Innovation in the 19th Century

Founded just before the Civil War by people who believed strongly in freedom, civil rights, and the importance of a higher education for all who could benefit from it, Bates was, and is, committed to principles of social justice, equality, and freedom.

Although they met with considerable criticism from other regional colleges, the founders held fast to their commitment to admit both men and women: Bates was New England’s first coeducational college.

Great efforts were made in designing the institution to ensure that no qualified student would be turned away because he or she could not afford the cost of a Bates education.

From the beginning, Bates welcomed young men and women from Maine farm and factory towns, former slaves, and immigrants.

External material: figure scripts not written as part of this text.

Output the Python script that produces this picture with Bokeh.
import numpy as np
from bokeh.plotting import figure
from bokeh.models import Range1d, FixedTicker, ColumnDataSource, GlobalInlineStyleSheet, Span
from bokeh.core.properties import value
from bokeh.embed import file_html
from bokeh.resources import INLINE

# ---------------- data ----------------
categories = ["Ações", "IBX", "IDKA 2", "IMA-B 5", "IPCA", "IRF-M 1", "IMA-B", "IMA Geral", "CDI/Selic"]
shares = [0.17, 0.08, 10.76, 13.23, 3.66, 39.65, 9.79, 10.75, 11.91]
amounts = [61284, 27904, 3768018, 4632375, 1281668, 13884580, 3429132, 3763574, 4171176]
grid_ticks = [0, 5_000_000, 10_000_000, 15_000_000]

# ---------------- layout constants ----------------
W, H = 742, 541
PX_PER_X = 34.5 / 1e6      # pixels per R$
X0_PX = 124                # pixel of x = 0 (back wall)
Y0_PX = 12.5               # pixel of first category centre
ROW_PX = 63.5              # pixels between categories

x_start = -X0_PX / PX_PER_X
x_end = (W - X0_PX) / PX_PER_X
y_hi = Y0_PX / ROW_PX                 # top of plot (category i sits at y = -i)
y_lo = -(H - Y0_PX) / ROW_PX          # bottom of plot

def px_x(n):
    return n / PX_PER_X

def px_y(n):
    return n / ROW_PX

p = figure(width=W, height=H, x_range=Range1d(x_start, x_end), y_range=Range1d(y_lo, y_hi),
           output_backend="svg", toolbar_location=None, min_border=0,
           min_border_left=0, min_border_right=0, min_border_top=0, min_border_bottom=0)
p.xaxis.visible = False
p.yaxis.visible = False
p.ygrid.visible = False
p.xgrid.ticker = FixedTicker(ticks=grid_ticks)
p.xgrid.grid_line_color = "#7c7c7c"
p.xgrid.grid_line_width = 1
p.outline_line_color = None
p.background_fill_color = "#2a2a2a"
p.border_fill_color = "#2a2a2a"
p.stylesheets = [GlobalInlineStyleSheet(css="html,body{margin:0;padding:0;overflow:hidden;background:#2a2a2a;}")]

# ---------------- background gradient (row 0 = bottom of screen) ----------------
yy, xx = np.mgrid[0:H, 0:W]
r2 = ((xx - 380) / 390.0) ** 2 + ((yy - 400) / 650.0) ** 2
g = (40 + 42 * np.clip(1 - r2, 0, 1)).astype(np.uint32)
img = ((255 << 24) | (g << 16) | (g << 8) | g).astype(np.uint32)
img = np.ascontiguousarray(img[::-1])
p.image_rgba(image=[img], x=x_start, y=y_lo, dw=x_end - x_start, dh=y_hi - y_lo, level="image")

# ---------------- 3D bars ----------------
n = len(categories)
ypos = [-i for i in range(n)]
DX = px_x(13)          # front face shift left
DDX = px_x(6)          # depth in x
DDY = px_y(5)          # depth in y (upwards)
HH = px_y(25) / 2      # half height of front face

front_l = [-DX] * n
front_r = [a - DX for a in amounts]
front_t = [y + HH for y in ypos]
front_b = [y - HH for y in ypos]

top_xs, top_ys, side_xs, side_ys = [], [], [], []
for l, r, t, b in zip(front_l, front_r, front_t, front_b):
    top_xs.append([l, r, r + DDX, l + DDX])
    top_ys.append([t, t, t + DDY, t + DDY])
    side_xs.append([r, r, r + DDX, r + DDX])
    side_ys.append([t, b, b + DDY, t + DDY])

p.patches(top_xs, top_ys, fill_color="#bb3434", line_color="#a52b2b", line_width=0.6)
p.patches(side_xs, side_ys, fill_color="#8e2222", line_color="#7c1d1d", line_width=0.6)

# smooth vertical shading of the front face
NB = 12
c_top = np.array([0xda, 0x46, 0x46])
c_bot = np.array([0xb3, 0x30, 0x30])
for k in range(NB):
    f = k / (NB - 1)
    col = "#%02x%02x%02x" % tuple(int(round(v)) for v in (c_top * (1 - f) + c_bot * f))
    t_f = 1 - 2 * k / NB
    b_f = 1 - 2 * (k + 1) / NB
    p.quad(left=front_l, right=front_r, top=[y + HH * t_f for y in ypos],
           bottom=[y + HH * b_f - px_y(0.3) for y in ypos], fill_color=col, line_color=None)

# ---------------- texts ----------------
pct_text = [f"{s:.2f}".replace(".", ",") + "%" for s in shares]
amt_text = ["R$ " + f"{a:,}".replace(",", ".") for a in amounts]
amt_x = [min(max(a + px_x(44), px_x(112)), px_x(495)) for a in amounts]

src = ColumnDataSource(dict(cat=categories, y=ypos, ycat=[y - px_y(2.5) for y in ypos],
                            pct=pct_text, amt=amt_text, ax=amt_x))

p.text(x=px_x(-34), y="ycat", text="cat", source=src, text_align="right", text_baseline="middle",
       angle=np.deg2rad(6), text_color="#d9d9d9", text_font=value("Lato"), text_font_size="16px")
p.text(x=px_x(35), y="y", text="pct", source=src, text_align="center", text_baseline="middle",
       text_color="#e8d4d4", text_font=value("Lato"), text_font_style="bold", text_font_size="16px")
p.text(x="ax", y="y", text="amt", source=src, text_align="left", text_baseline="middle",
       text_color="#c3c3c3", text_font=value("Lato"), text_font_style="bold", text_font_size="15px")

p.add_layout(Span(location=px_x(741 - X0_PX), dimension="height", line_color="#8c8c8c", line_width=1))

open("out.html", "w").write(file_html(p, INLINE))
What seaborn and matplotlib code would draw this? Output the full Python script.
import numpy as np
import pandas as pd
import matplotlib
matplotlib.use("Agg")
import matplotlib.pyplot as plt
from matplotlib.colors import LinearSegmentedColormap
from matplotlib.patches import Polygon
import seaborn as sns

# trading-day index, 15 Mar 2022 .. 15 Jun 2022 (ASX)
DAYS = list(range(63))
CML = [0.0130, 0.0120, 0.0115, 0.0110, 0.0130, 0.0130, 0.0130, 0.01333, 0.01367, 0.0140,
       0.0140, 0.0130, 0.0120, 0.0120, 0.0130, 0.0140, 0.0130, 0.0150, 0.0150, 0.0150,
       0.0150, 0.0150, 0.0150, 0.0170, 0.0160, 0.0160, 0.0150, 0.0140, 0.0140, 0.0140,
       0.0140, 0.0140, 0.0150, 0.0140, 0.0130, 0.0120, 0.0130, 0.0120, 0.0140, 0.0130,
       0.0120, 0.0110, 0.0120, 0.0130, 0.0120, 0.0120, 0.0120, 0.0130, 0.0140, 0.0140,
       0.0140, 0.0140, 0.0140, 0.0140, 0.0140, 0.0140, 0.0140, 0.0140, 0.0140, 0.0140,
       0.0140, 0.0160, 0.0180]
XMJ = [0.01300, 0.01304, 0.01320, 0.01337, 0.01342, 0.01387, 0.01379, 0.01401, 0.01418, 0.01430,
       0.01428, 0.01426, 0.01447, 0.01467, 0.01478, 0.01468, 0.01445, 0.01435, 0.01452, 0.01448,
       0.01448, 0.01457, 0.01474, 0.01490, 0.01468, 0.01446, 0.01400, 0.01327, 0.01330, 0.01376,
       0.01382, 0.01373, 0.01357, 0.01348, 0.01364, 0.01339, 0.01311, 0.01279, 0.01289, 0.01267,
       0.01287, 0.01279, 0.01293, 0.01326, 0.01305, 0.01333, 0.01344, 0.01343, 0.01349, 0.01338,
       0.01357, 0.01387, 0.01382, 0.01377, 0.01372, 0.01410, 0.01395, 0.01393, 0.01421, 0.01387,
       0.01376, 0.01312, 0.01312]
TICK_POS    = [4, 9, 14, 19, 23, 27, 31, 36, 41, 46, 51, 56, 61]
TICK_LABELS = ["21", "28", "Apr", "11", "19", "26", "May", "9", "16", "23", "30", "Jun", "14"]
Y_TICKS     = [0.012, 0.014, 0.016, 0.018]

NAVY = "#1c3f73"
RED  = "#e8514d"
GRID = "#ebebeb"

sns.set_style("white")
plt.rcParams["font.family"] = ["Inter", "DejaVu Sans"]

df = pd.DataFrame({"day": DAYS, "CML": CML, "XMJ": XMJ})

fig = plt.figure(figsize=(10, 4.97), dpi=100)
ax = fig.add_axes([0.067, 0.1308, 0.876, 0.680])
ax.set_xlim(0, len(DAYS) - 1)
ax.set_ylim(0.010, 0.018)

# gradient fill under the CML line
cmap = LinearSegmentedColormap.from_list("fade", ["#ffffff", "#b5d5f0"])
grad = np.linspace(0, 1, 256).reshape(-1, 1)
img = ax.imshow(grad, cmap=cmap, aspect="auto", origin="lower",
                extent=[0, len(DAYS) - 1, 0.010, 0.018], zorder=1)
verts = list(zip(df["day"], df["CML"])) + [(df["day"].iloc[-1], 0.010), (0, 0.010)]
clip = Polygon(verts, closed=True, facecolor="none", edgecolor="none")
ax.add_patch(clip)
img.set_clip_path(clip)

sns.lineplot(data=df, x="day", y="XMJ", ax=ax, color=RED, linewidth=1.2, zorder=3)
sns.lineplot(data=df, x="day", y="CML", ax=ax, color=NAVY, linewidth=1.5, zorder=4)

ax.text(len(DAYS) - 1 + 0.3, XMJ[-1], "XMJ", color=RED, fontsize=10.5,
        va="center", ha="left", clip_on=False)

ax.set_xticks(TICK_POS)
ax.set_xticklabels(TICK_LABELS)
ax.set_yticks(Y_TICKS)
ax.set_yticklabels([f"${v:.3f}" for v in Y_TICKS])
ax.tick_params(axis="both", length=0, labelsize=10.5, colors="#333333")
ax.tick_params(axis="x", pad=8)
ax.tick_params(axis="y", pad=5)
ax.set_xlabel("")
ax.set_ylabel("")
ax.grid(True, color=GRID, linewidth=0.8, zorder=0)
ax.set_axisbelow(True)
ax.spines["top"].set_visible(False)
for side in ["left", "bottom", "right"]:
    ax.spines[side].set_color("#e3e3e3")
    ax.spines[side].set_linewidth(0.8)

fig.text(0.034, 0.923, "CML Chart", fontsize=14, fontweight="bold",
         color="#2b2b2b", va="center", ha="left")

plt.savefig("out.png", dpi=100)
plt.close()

Our graduates have always included men and women from a myriad of racial, national, and religious, and socio-economic backgrounds. All organizations on campus are open to everyone — and for this reason, Bates has never had fraternities or sororities.

Oren B. Cheney

Oren Burbank Cheney —founder and first President of Bates College — was born in 1816 in Holderness, N.H., to prominent abolitionist parents. In 1855, Cheney founded the Maine State Seminary, the school that would become Bates College.

Mary W. Mitchell ‘1869

Mary Wheelwright Mitchell was the first female graduate of Bates College. She worked in the mills to pay her way through college. She was remembered as stubborn and independent; offered a scholarship by Bates founder Oren Cheney, Mitchell turned it down: “I cannot take that, Mr. Cheney. Give it to the brethren. I can take care of myself.”

Henry Chandler ‘1874

Henry Wilkins Chandler was the first African American student to graduate from Bates. While Chandler was born free, six of the first nine African American students at Bates were former slaves, most recruited by Bates founder Oren Cheney from refugee camps around Washington, D.C., during and after the Civil War.